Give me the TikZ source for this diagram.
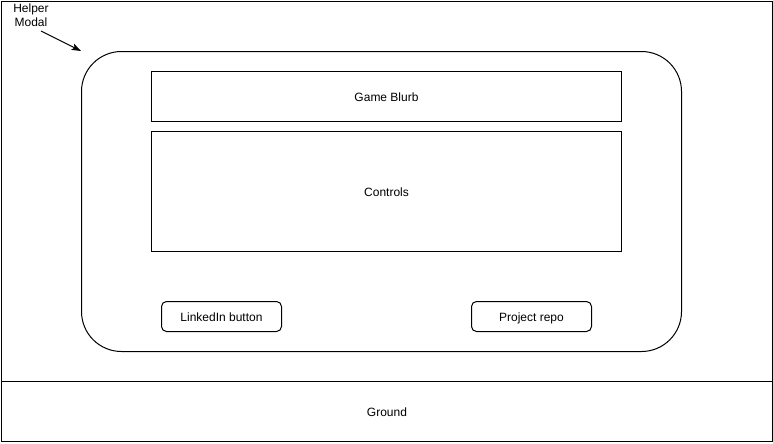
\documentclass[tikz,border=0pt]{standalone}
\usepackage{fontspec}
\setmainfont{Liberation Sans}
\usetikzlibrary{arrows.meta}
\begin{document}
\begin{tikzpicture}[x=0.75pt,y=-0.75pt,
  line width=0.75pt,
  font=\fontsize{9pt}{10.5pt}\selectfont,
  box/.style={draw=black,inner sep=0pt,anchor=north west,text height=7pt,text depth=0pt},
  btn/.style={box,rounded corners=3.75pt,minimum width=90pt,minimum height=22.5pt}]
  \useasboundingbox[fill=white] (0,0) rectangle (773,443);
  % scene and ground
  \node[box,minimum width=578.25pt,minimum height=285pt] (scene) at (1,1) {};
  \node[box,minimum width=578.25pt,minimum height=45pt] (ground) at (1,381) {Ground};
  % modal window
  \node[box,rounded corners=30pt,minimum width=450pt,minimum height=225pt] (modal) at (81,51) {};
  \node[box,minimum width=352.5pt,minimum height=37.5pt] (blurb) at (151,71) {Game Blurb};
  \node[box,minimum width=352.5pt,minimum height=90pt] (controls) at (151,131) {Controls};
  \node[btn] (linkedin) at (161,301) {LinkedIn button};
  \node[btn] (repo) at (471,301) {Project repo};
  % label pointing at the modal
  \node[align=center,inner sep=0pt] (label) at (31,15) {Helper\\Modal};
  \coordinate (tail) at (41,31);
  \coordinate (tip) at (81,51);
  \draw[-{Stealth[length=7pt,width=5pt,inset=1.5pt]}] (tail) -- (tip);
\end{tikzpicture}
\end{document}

※ ※ ※

*WRITTEN TASK*: Transcribe all of the material exactly, leaving out whatever pictures it contains.

*COMPLETE ANSWER*:
Give me the TikZ source for this diagram.
\documentclass[tikz,border=0pt]{standalone}
\usepackage{fontspec}
\setmainfont{Liberation Sans}
\usetikzlibrary{arrows.meta}
\begin{document}
\begin{tikzpicture}[x=0.75pt,y=-0.75pt,
  line width=0.75pt,
  font=\fontsize{9pt}{10.5pt}\selectfont,
  box/.style={draw=black,inner sep=0pt,anchor=north west,text height=7pt,text depth=0pt},
  btn/.style={box,rounded corners=3.75pt,minimum width=90pt,minimum height=22.5pt}]
  \useasboundingbox[fill=white] (0,0) rectangle (773,443);
  % scene and ground
  \node[box,minimum width=578.25pt,minimum height=285pt] (scene) at (1,1) {};
  \node[box,minimum width=578.25pt,minimum height=45pt] (ground) at (1,381) {Ground};
  % modal window
  \node[box,rounded corners=30pt,minimum width=450pt,minimum height=225pt] (modal) at (81,51) {};
  \node[box,minimum width=352.5pt,minimum height=37.5pt] (blurb) at (151,71) {Game Blurb};
  \node[box,minimum width=352.5pt,minimum height=90pt] (controls) at (151,131) {Controls};
  \node[btn] (linkedin) at (161,301) {LinkedIn button};
  \node[btn] (repo) at (471,301) {Project repo};
  % label pointing at the modal
  \node[align=center,inner sep=0pt] (label) at (31,15) {Helper\\Modal};
  \coordinate (tail) at (41,31);
  \coordinate (tip) at (81,51);
  \draw[-{Stealth[length=7pt,width=5pt,inset=1.5pt]}] (tail) -- (tip);
\end{tikzpicture}
\end{document}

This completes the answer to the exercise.